Skip the pictures, please, and write out exactly the lines from the opening of the data through the line containing "const ampMinor = [-0.25, 0.25, 0.75, 1.25];".

» Given data:

########

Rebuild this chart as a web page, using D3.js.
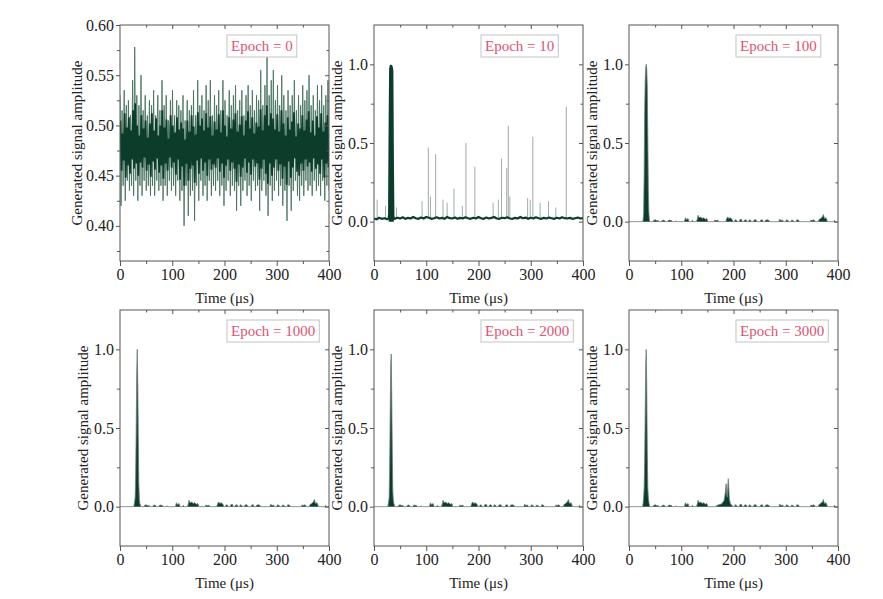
<!DOCTYPE html>
<html><head><meta charset="utf-8">
<script src="https://cdn.jsdelivr.net/npm/d3@7"></script>
<style>body{margin:0;background:#fff}</style>
</head><body>
<svg id="c" width="883" height="599"></svg>
<script>
// ---------------- DATA ----------------
const epochs = [0, 10, 100, 1000, 2000, 3000];
const timeTicks = [0, 100, 200, 300, 400];
const timeMinor = [50, 150, 250, 350];
const ampTicksEpoch0 = [0.40, 0.45, 0.50, 0.55, 0.60];
const ampMinorEpoch0 = [0.375, 0.425, 0.475, 0.525, 0.575];
const ampTicks = [0.0, 0.5, 1.0];
const ampMinor = [-0.25, 0.25, 0.75, 1.25];

// Epoch 0: outer excursions (light spikes) of the noisy trace
const epoch0Upper = [
0.53,0.515,0.535,0.52,0.525, 0.51,0.545,0.578,0.53,0.52,
0.55,0.515,0.53,0.51,0.525, 0.52,0.535,0.51,0.53,0.515,
0.545,0.52,0.53,0.505,0.525, 0.535,0.51,0.525,0.52,0.515,
0.53,0.505,0.525,0.515,0.52, 0.535,0.51,0.545,0.52,0.53,
0.515,0.54,0.525,0.545,0.51, 0.53,0.52,0.535,0.515,0.545,
0.525,0.51,0.535,0.52,0.53, 0.54,0.515,0.525,0.535,0.51,
0.53,0.54,0.52,0.535,0.515, 0.53,0.525,0.555,0.52,0.54,
0.568,0.53,0.545,0.555,0.525, 0.54,0.52,0.55,0.53,0.515,
0.535,0.52,0.53,0.545,0.515, 0.53,0.52,0.54,0.525,0.535,
0.55,0.52,0.53,0.515,0.54, 0.525,0.54,0.52,0.53,0.545];
const epoch0Lower = [
0.42,0.44,0.425,0.445,0.435, 0.44,0.43,0.445,0.425,0.44,
0.43,0.445,0.435,0.44,0.43, 0.44,0.43,0.445,0.435,0.44,
0.425,0.44,0.43,0.445,0.435, 0.44,0.43,0.445,0.425,0.435,
0.40,0.44,0.41,0.43,0.435, 0.405,0.44,0.425,0.445,0.43,
0.44,0.425,0.445,0.43,0.44, 0.435,0.445,0.43,0.44,0.42,
0.435,0.445,0.43,0.44,0.435, 0.415,0.44,0.42,0.435,0.445,
0.43,0.44,0.425,0.445,0.435, 0.44,0.415,0.435,0.445,0.43,
0.41,0.44,0.425,0.435,0.445, 0.43,0.44,0.42,0.435,0.405,
0.44,0.415,0.435,0.445,0.43, 0.425,0.44,0.43,0.445,0.435,
0.44,0.43,0.445,0.435,0.44, 0.43,0.445,0.425,0.44,0.435];
// Epoch 0: dense dark core of the trace
const epoch0CoreUpper = [
0.505,0.492,0.512,0.498,0.508,0.495,0.515,0.522,0.5,0.49,
0.51,0.497,0.505,0.488,0.502,0.512,0.495,0.507,0.49,0.5,
0.515,0.498,0.506,0.487,0.51,0.5,0.493,0.508,0.496,0.503,
0.497,0.486,0.505,0.494,0.51,0.499,0.491,0.513,0.5,0.507,
0.495,0.512,0.498,0.509,0.49,0.504,0.496,0.511,0.493,0.515,
0.5,0.489,0.508,0.497,0.506,0.512,0.494,0.501,0.509,0.49,
0.505,0.514,0.497,0.508,0.492,0.503,0.499,0.516,0.495,0.51,
0.52,0.5,0.512,0.507,0.496,0.511,0.494,0.515,0.502,0.49,
0.508,0.496,0.504,0.513,0.489,0.502,0.497,0.51,0.495,0.506,
0.514,0.493,0.505,0.49,0.509,0.498,0.512,0.494,0.503,0.51];
const epoch0CoreLower = [
0.455,0.465,0.448,0.46,0.452,0.466,0.457,0.462,0.45,0.463,
0.458,0.468,0.455,0.461,0.449,0.464,0.456,0.467,0.453,0.46,
0.447,0.462,0.455,0.468,0.458,0.463,0.451,0.466,0.446,0.459,
0.44,0.462,0.445,0.457,0.46,0.443,0.465,0.452,0.467,0.455,
0.463,0.45,0.466,0.456,0.461,0.458,0.467,0.454,0.462,0.448,
0.46,0.466,0.455,0.463,0.457,0.444,0.461,0.449,0.458,0.467,
0.453,0.463,0.451,0.466,0.459,0.462,0.446,0.457,0.466,0.452,
0.442,0.462,0.45,0.458,0.466,0.455,0.461,0.447,0.459,0.441,
0.464,0.448,0.458,0.467,0.454,0.45,0.462,0.455,0.466,0.459,
0.463,0.454,0.467,0.457,0.461,0.452,0.466,0.448,0.462,0.458];

// Epoch 10: baseline (every 5 us), main pulse and isolated spikes
const epoch10BaseT = d3.range(0, 401, 5);
const epoch10BaseV = [
0.02,0.015,0.025,0.018,0.022,0.016,0.02,0.03,0.018,0.025,
0.02,0.028,0.018,0.024,0.02,0.03,0.022,0.018,0.026,0.02,
0.03,0.025,0.018,0.022,0.028,0.02,0.024,0.018,0.03,0.022,
0.02,0.026,0.018,0.024,0.02,0.028,0.022,0.018,0.025,0.02,
0.03,0.022,0.018,0.026,0.02,0.024,0.03,0.02,0.018,0.025,
0.022,0.028,0.02,0.018,0.024,0.02,0.03,0.022,0.026,0.018,
0.025,0.02,0.028,0.022,0.018,0.024,0.02,0.026,0.022,0.018,
0.025,0.02,0.028,0.022,0.02,0.024,0.018,0.022,0.026,0.02,0.022];
const epoch10PulseT = [28,29,30,31,32,33,34,35,36,37,38];
const epoch10PulseV = [0.02,0.05,0.6,0.97,0.99,0.99,0.98,0.96,0.4,0.04,0.02];
const epoch10SpikeT = [6,22,43,92,104,108,118,132,140,153,169,176,193,228,238,244,254,257,260,294,299,304,318,334,348,368];
const epoch10SpikeV = [0.14,0.10,0.09,0.13,0.47,0.16,0.43,0.14,0.12,0.21,0.10,0.50,0.35,0.12,0.14,0.40,0.34,0.61,0.16,0.15,0.14,0.54,0.12,0.13,0.09,0.73];

// Small residual ripples after the pulse (epochs 100 - 3000)
const residualT = [0,46,47,50,53,56,57, 62,63,66,69,70, 74,75,78,82,83, 88,90,92,
 106,108,110,113,115, 119,121,124, 129,131,132,134,137,140,143,146,149,151,
 163,164,167,170,172, 185,187,189,191,194,197,199,
 202,203,206,208,211,212,215,217,220,221,224,226,229,230,233,235,238,239,243,245,
 251,252,255,257,260,261,264,267,270, 287,288,291,294,296,
 300,301,304,307,310,311,314,316,320,321,324,327,
 347,348,351,354,357, 362,364,367,370,372,374,377,380, 392,393,396,400];
const residualV = [0,0,0.008,0.012,0.006,0.008,0, 0,0.006,0.01,0.005,0, 0,0.007,0.01,0.006,0, 0,0.005,0,
 0,0.025,0.012,0.02,0, 0,0.008,0, 0,0.02,0.04,0.025,0.03,0.02,0.025,0.015,0.02,0,
 0,0.01,0.006,0.01,0, 0,0.02,0.03,0.02,0.025,0.015,0,
 0,0.012,0.008,0,0,0.012,0.015,0,0,0.01,0.012,0,0,0.012,0.008,0,0,0.01,0.012,0,
 0,0.01,0.012,0,0,0.008,0.012,0.01,0, 0,0.015,0.008,0.01,0,
 0,0.012,0.008,0,0,0.01,0.008,0,0,0.012,0.01,0,
 0,0.01,0.008,0.012,0, 0,0.015,0.02,0.03,0.045,0.02,0.025,0, 0,0.008,0,0];

const pulseT = [26,27,28,29,30,31,32,33,34,35,36,37,38,39,40];
const epoch100PulseV  = [0,0.01,0.05,0.3,0.7,0.9,0.98,1.0,0.97,0.85,0.55,0.2,0.06,0.01,0];
const epoch1000PulseV = [0,0.01,0.03,0.06,0.2,0.5,0.85,1.0,0.8,0.45,0.15,0.05,0.02,0.01,0];
const epoch2000PulseV = [0,0.01,0.03,0.06,0.25,0.6,0.9,0.97,0.7,0.35,0.1,0.04,0.02,0.01,0];
const epoch3000PulseV = [0,0.02,0.06,0.12,0.3,0.6,0.9,1.0,0.75,0.35,0.12,0.06,0.03,0.01,0];
const epoch3000EchoT = [165,170,175,178,180,182,184,186,187,188,189,190,191,192,194,196,198,200];
const epoch3000EchoV = [0,0.01,0.015,0.02,0.03,0.04,0.08,0.146,0.09,0.06,0.12,0.178,0.12,0.05,0.02,0.01,0.005,0];

// ---------------- DRAW ----------------
const svg = d3.select("#c");
const FONT = "'Liberation Serif','Times New Roman',serif";
const DARK = "#0c3d2b";
const colLeft = [120, 374, 629];
const rowTop = [25, 310];
const PW = 209, PH = 236;

const zip = (T, V) => T.map((t, i) => [t, V[i]]);

function panel(idx) {
  const left = colLeft[idx % 3], top = rowTop[Math.floor(idx / 3)];
  const isE0 = idx === 0;
  const x = d3.scaleLinear().domain([0, 400]).range([left, left + PW]);
  const y = d3.scaleLinear().domain(isE0 ? [0.365, 0.60] : [-0.25, 1.25]).range([top + PH, top]);
  const g = svg.append("g");
  const cid = "clip" + idx;
  svg.append("clipPath").attr("id", cid).append("rect")
    .attr("x", left).attr("y", top).attr("width", PW).attr("height", PH);
  const dg = g.append("g").attr("clip-path", `url(#${cid})`);

  const line = d3.line().x(d => x(d[0])).y(d => y(d[1]));
  const area = d3.area().x(d => x(d[0])).y0(y(0)).y1(d => y(d[1]));

  if (isE0) {
    const outer = [], core = [];
    epoch0Upper.forEach((u, i) => {
      outer.push([(2 * i) * 400 / 199, u]);
      outer.push([(2 * i + 1) * 400 / 199, epoch0Lower[i]]);
    });
    epoch0CoreUpper.forEach((u, i) => {
      core.push([(2 * i + 0.5) * 400 / 200, u]);
      core.push([(2 * i + 1.5) * 400 / 200, epoch0CoreLower[i]]);
    });
    dg.append("path").datum(outer).attr("d", line).attr("fill", "none")
      .attr("stroke", "#47735f").attr("stroke-width", 0.9);
    dg.append("path").datum(core).attr("d", line).attr("fill", "none")
      .attr("stroke", DARK).attr("stroke-width", 1.8);
  } else if (idx === 1) {
    const base = zip(epoch10BaseT, epoch10BaseV).filter(d => d[0] < 28 || d[0] > 38)
      .concat(zip(epoch10PulseT, epoch10PulseV)).sort((a, b) => a[0] - b[0]);
    zip(epoch10SpikeT, epoch10SpikeV).forEach(s => {
      dg.append("line").attr("x1", x(s[0])).attr("x2", x(s[0]))
        .attr("y1", y(0.02)).attr("y2", y(s[1]))
        .attr("stroke", s[1] > 0.3 ? "#9c9c9c" : "#8fa89c").attr("stroke-width", 0.9);
    });
    dg.append("path").datum(zip(epoch10PulseT, epoch10PulseV)).attr("d", area)
      .attr("fill", DARK);
    dg.append("path").datum(base).attr("d", line).attr("fill", "none")
      .attr("stroke", DARK).attr("stroke-width", 2.2).attr("stroke-linejoin", "round");
  } else {
    const pulseV = {2: epoch100PulseV, 3: epoch1000PulseV, 4: epoch2000PulseV, 5: epoch3000PulseV}[idx];
    let pts = zip(residualT, residualV).concat(zip(pulseT, pulseV));
    if (idx === 5) {
      pts = pts.filter(d => d[0] < 163 || d[0] > 200).concat(zip(epoch3000EchoT, epoch3000EchoV));
    }
    pts.sort((a, b) => a[0] - b[0]);
    dg.append("path").datum(pts).attr("d", area).attr("fill", DARK);
    dg.append("path").datum(pts).attr("d", line).attr("fill", "none")
      .attr("stroke", "#6f7f77").attr("stroke-width", 0.8);
  }

  // frame
  g.append("rect").attr("x", left).attr("y", top).attr("width", PW).attr("height", PH)
    .attr("fill", "none").attr("stroke", "#555").attr("stroke-width", 1);

  const yT = isE0 ? ampTicksEpoch0 : ampTicks;
  const yM = isE0 ? ampMinorEpoch0 : ampMinor;
  const fmt = isE0 ? d3.format(".2f") : d3.format(".1f");
  const inY = v => v > y.domain()[0] && v < y.domain()[1];

  const styleAxis = sel => {
    sel.select(".domain").remove();
    sel.selectAll("line").attr("stroke", "#555");
    sel.selectAll("text").attr("font-family", FONT).attr("font-size", 16).attr("fill", "#222");
  };
  g.append("g").attr("transform", `translate(0,${top + PH})`)
    .call(d3.axisBottom(x).tickValues(timeTicks).tickSize(5).tickPadding(3).tickSizeOuter(0)).call(styleAxis);
  g.append("g").attr("transform", `translate(0,${top + PH})`)
    .call(d3.axisBottom(x).tickValues(timeMinor).tickSize(3).tickFormat("")).call(styleAxis);
  g.append("g").attr("transform", `translate(${left},0)`)
    .call(d3.axisLeft(y).tickValues(yT).tickSize(4).tickPadding(2).tickFormat(fmt)).call(styleAxis);
  g.append("g").attr("transform", `translate(${left},0)`)
    .call(d3.axisLeft(y).tickValues(yM.filter(inY)).tickSize(3).tickFormat("")).call(styleAxis);
  g.append("g").attr("transform", `translate(0,${top})`)
    .call(d3.axisTop(x).tickValues(timeTicks.slice(1, 4)).tickSize(-4).tickFormat("")).call(styleAxis);
  g.append("g").attr("transform", `translate(0,${top})`)
    .call(d3.axisTop(x).tickValues(timeMinor).tickSize(-2.5).tickFormat("")).call(styleAxis);
  g.append("g").attr("transform", `translate(${left + PW},0)`)
    .call(d3.axisRight(y).tickValues(yT.filter(v => v < y.domain()[1])).tickSize(-4).tickFormat("")).call(styleAxis);
  g.append("g").attr("transform", `translate(${left + PW},0)`)
    .call(d3.axisRight(y).tickValues(yM.filter(inY)).tickSize(-2.5).tickFormat("")).call(styleAxis);

  // axis titles
  g.append("text").attr("x", left + PW / 2).attr("y", top + PH + 42)
    .attr("text-anchor", "middle").attr("font-family", FONT).attr("font-size", 15).attr("fill", "#222")
    .text("Time (μs)");
  const lx = left - (isE0 ? 43 : 37), ly = top + PH / 2;
  g.append("text").attr("transform", `translate(${lx},${ly}) rotate(-90)`)
    .attr("text-anchor", "middle").attr("dy", "0.35em").attr("font-family", FONT).attr("font-size", 15).attr("fill", "#222")
    .text("Generated signal amplitude");

  // epoch label
  const lb = g.append("g");
  const bx = left + 107, by = top + 10;
  const rect = lb.append("rect").attr("x", bx).attr("y", by).attr("height", 22)
    .attr("fill", "#fff").attr("stroke", "#c4c4c4").attr("stroke-width", 1);
  const t = lb.append("text").attr("x", bx + 4).attr("y", by + 16)
    .attr("font-family", FONT).attr("font-size", 15).attr("fill", "#e0536f")
    .text(`Epoch = ${epochs[idx]}`);
  rect.attr("width", t.node().getComputedTextLength() + 8);
}

epochs.forEach((e, i) => panel(i));
</script>
</body></html>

########

» Answer to the task:
Rebuild this chart as a web page, using D3.js.
<!DOCTYPE html>
<html><head><meta charset="utf-8">
<script src="https://cdn.jsdelivr.net/npm/d3@7"></script>
<style>body{margin:0;background:#fff}</style>
</head><body>
<svg id="c" width="883" height="599"></svg>
<script>
// ---------------- DATA ----------------
const epochs = [0, 10, 100, 1000, 2000, 3000];
const timeTicks = [0, 100, 200, 300, 400];
const timeMinor = [50, 150, 250, 350];
const ampTicksEpoch0 = [0.40, 0.45, 0.50, 0.55, 0.60];
const ampMinorEpoch0 = [0.375, 0.425, 0.475, 0.525, 0.575];
const ampTicks = [0.0, 0.5, 1.0];
const ampMinor = [-0.25, 0.25, 0.75, 1.25];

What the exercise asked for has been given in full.